(Short exercise): Would you print the records below from the first line through the line containing "hide axis, clip=false, legend", skipping the pictures?

* begin Extracted information *

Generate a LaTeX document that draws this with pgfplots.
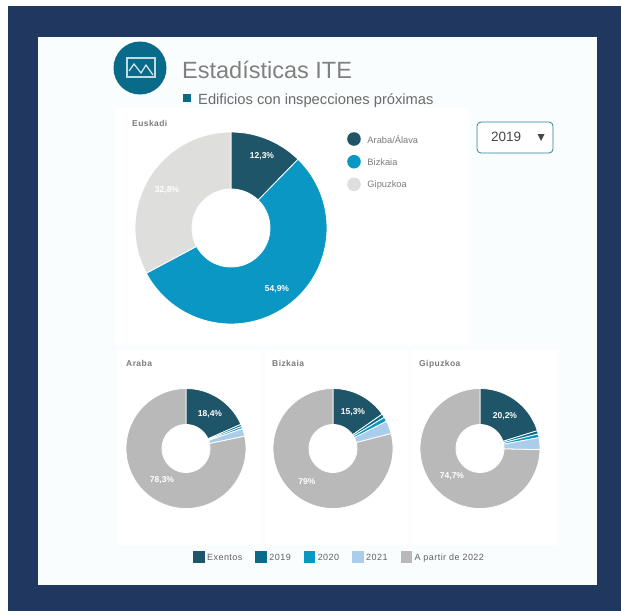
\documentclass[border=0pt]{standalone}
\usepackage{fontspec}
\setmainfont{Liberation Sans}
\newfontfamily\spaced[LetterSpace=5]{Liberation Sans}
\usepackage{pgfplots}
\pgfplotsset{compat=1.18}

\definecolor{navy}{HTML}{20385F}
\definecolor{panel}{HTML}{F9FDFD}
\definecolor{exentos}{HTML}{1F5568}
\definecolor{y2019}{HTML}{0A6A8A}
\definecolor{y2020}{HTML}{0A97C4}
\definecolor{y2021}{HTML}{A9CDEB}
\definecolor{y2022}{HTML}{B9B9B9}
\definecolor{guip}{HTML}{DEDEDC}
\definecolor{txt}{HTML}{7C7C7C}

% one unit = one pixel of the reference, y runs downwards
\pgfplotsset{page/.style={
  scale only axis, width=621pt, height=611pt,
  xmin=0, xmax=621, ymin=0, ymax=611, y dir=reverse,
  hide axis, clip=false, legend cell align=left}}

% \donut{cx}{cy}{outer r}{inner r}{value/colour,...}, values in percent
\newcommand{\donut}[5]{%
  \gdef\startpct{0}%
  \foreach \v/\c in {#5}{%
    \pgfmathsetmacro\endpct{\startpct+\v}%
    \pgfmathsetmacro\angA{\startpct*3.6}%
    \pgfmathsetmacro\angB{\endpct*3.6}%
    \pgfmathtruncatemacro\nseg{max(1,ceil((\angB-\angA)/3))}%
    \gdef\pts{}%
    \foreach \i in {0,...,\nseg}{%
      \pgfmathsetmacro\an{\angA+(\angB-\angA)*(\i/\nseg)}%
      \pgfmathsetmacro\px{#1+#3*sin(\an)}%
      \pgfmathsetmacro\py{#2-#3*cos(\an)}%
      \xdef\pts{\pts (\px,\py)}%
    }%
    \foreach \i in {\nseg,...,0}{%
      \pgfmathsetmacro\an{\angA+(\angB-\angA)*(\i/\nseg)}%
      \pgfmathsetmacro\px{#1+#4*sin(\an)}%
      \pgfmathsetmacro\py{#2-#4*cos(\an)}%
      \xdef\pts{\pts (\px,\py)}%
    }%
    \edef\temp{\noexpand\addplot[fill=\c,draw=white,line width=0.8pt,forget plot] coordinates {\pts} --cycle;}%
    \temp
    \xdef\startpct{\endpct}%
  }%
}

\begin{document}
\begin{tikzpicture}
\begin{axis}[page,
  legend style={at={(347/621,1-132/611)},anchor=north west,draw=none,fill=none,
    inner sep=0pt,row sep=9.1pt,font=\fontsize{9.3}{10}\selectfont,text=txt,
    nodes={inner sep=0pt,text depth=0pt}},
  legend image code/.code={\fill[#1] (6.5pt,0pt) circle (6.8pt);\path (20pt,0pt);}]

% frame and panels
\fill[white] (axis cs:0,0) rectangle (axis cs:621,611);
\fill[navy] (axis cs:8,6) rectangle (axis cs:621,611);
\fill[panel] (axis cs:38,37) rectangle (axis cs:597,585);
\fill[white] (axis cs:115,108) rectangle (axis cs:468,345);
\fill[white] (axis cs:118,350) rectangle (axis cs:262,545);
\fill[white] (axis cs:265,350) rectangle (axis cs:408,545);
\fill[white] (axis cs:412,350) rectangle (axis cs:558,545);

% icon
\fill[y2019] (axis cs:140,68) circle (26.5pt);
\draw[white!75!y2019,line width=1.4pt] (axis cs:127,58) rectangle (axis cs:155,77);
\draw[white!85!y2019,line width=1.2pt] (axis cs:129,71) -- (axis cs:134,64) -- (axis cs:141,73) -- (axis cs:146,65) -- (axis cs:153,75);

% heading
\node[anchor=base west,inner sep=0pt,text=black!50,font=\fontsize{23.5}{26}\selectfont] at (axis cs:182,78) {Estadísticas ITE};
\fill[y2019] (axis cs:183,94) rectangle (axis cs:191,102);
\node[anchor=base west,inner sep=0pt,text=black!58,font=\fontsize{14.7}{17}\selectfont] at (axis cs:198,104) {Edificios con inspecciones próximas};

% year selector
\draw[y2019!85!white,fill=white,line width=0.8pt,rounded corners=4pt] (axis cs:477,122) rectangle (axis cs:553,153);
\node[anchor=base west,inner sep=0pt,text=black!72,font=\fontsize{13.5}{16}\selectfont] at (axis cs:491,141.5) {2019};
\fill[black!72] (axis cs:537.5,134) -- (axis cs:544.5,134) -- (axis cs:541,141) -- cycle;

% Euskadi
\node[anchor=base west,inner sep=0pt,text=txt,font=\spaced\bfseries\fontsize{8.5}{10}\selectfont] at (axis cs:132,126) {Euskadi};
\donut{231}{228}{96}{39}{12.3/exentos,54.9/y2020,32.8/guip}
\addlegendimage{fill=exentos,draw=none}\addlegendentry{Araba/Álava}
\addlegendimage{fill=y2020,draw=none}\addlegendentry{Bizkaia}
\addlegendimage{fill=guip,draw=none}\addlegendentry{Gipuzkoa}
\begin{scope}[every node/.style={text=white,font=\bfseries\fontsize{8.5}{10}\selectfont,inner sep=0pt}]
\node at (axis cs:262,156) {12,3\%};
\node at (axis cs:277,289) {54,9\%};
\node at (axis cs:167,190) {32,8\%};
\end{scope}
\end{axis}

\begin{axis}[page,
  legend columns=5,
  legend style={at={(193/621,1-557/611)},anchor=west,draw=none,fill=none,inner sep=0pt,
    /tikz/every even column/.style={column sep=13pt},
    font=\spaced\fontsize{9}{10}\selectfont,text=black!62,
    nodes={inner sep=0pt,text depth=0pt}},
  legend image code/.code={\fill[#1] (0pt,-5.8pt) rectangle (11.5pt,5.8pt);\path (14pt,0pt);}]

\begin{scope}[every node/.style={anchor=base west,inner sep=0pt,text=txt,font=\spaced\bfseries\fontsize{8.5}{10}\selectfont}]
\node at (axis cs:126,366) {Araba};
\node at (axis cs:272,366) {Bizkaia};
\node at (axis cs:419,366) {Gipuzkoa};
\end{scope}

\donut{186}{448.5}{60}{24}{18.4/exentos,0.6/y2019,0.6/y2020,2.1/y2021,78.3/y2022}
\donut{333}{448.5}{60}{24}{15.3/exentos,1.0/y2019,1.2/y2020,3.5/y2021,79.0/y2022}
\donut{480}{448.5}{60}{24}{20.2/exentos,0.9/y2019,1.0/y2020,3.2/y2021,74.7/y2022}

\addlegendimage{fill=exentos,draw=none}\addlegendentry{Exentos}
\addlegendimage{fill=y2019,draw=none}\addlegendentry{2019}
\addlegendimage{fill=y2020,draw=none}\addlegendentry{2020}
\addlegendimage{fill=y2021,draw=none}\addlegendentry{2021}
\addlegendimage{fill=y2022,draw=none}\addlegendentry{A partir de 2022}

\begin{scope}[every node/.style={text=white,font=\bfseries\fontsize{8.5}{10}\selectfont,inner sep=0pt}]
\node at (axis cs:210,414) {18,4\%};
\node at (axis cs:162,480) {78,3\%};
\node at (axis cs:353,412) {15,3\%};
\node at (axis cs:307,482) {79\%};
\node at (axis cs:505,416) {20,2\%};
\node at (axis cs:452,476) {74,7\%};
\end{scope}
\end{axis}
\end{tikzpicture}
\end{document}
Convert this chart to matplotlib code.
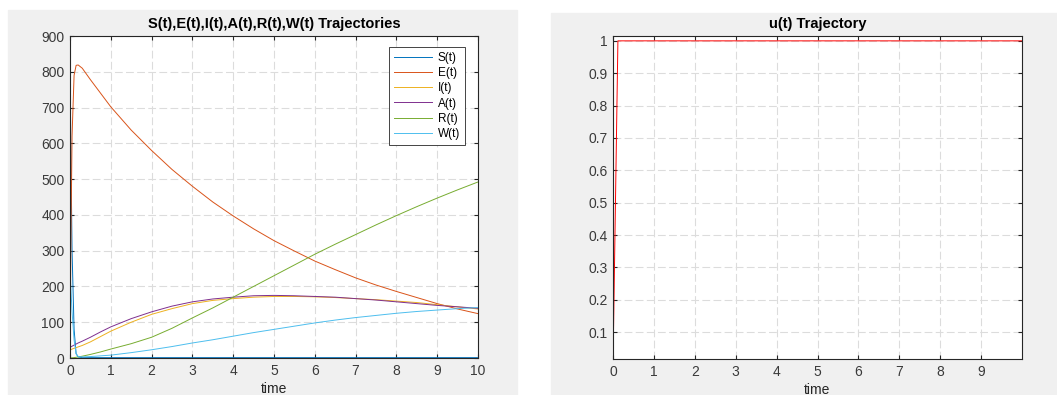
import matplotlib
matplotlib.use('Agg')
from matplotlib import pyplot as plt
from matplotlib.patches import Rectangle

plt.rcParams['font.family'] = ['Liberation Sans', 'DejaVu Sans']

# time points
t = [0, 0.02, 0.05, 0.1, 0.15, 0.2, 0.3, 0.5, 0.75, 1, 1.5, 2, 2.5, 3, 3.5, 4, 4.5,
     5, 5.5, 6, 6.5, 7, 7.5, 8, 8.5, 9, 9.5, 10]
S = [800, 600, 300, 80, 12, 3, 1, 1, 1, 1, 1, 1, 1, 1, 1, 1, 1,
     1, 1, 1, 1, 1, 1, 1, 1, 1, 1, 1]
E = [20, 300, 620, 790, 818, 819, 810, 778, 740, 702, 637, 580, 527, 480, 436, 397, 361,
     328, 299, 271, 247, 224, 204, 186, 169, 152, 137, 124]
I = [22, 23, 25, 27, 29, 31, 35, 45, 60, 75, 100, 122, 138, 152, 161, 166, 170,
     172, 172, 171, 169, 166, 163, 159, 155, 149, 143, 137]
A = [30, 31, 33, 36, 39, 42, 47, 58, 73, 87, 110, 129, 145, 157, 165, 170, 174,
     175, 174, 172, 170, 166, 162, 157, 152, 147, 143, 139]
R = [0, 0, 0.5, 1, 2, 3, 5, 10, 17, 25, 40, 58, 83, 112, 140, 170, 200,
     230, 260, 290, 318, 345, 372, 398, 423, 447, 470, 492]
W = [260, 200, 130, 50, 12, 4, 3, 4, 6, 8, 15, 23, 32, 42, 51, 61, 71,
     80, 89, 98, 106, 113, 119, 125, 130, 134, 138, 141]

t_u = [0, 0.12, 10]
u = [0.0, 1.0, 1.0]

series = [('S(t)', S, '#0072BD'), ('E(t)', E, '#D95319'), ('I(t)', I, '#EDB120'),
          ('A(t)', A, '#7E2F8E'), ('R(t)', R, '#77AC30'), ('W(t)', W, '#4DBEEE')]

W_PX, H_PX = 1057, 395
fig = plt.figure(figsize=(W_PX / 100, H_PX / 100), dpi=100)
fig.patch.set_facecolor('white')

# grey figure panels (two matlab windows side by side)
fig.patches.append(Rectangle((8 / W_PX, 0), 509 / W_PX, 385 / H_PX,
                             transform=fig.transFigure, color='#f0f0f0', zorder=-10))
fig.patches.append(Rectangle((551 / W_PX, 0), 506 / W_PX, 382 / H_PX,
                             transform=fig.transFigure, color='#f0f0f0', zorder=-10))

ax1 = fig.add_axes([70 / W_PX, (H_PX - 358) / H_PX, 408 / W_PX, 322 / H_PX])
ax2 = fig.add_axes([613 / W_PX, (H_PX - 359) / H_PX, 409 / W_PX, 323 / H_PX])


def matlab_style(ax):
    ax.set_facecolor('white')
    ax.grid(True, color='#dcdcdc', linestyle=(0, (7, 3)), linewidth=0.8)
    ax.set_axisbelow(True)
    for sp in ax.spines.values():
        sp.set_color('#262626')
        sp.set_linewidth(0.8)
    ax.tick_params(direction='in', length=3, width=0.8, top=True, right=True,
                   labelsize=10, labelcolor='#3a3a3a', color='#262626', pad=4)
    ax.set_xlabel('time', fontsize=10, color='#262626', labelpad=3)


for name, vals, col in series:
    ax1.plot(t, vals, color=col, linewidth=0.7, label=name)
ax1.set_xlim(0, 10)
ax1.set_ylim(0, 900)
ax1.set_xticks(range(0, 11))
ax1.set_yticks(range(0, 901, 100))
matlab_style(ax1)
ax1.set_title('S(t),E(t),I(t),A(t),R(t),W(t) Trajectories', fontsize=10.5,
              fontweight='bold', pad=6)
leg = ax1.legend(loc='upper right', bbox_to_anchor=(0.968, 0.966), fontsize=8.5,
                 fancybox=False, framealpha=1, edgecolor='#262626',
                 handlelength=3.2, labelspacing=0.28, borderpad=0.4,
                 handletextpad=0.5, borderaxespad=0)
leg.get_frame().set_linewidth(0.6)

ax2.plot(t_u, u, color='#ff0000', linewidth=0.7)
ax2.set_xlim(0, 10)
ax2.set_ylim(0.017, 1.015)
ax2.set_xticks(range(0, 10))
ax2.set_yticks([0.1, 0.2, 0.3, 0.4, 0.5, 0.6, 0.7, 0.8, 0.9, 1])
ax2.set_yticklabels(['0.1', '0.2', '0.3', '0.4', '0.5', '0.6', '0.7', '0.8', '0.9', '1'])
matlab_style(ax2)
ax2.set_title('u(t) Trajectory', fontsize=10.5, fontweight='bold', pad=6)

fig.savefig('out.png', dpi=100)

* end Extracted information *

(Exercise result):
Generate a LaTeX document that draws this with pgfplots.
\documentclass[border=0pt]{standalone}
\usepackage{fontspec}
\setmainfont{Liberation Sans}
\newfontfamily\spaced[LetterSpace=5]{Liberation Sans}
\usepackage{pgfplots}
\pgfplotsset{compat=1.18}

\definecolor{navy}{HTML}{20385F}
\definecolor{panel}{HTML}{F9FDFD}
\definecolor{exentos}{HTML}{1F5568}
\definecolor{y2019}{HTML}{0A6A8A}
\definecolor{y2020}{HTML}{0A97C4}
\definecolor{y2021}{HTML}{A9CDEB}
\definecolor{y2022}{HTML}{B9B9B9}
\definecolor{guip}{HTML}{DEDEDC}
\definecolor{txt}{HTML}{7C7C7C}

% one unit = one pixel of the reference, y runs downwards
\pgfplotsset{page/.style={
  scale only axis, width=621pt, height=611pt,
  xmin=0, xmax=621, ymin=0, ymax=611, y dir=reverse,
  hide axis, clip=false, legend cell align=left}}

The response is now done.